Me and my speech.


Freedom’s Fight

There are words that bring to mind my fight to bring freedom to some among mankind.  Words are often spoken of bullies, but little more is heard.  While I was in sixth grade my parents got divorced.  Because of decisions made, I moved with my father to the city.   And with these new circumstances came new situations that still affect me and possibly the world to this day.  A new school, a different home, and a new life awaited me there in that city.

One of the biggest differences came from attending a new school.  The new school I attended was very large to me.   I witnessed many different views of life while attending this school; one aspect was augmented by a game that was played on the playground.  Very similar to ‘King of the Mountain’ was ‘King of the Gym.’  Rumors about this game were heard during my time in the cafeteria.  One of the comments repeatedly mentioned was, “She is the King, and no one can beat her.”  My limited attention on this unknown aspect led me to believe that ‘the King’ was not a very nice person.

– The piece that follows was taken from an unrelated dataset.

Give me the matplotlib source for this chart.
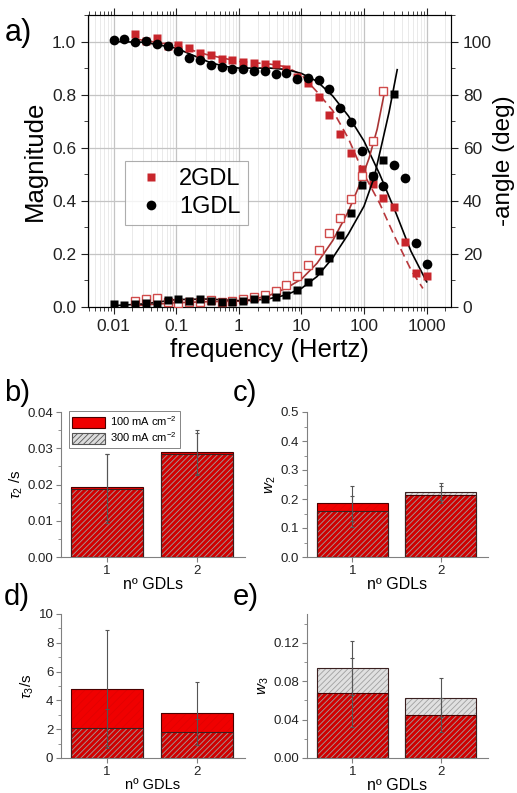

Eventually there was a witnessing of what the rumors had shared.  On a nice day, after about 5 months in my new school, we sixth graders were allowed out on the playground.  There was a gym raised off the ground by about six feet.  It was shaped with rungs running parallels up and straight across eight rungs one and a half feet then down. One of my classmates was hanging off the gym exclaiming, “I am King of the Mountain, no one can bring me down.”

Web- The King and I 4

While she was up there another female student, I’ll call her Melissa, who had been playing on the gym, turned to face her.  For some unknown reason ‘the King’ seemed to attack the Melissa girl with her legs.  Melissa kept saying, “Just let me go, I do not want to play.”  Eventually Melissa was knocked to the ground; she fell very hard knocking her face against the metal gym as she fell.

After she started crying, ‘the King’ glared at Melissa and said, “Stop being such a baby!”

Melissa lifted up her face and I noticed her split and bleeding lip.  Some of the students helped lift Melissa out of the dirt that layered the playground.  Some even took the time to pat the dust off her clothes.

Through these actions, I noticed that the size of the crowd had grown, but nobody said a word.  There was a profound expectant silence in the yard as everyone seemed to be waiting for what ‘the King’ would say next.

My indignation had grown throughout while witnessing this experience.  ‘The King’ had no right to treat another human being this way.  I was determined that she would not continue to act like that.  So I approached the gym.

After looking at Melissa, I looked at ‘the King’ and said, “I’m next!”

I didn’t wait for her to say anything; I silently with determination started climbing the bars.  Once I had reached the top our confrontation started.

‘The King’ started bragging to the crowd about how she would show me, whose who.  I was determined not to speak out, thinking “actions speak loader than words.”  We started to tangle, fighting to get our legs around one another, so as to pull the other off the bars.  After struggling for a period of time, my hands started slipping, but ‘the King’ kept calling me names and saying things about my family.  I do not remember what she said, but I remember feeling that this is wrong; no one should have the right to treat another person like this.  I will not give up; I will not let her win!

Eventually I wrangled her to the ground.  I dropped down beside ‘The King’ and following that I pointed to Melissa and said, “Now apologize.”

‘The King’ looked at me surprised, and said, “What?”

Again I pointed to Melissa, who had taken a small step forward out of the crowd, and in a sterner tone of voice, while trembling with built up adrenalin, said, “Now apologize,” and after shaking my finger while pointing, “to her!”

‘The King’ turned to Melissa and apologized sheepishly.  And I walked away from the gym and the students gathered there.

While walking away many pats were received on my shoulders along with praise for my actions.  One person asked me, “Why did you do that?”

And I replied, “I hate bullies,” in an expressively repressive tone.

When I reflect, I see that there was more than one bully on that playground.  Every student that stood around and witnessed the events but didn’t stand against the bully actually stood as a bully.  A bully only rises when there are shoulders to stand on.  Listen and learn to stand tall and fight bullies all.  This story shared gives witness to how I will lead through college and into the world.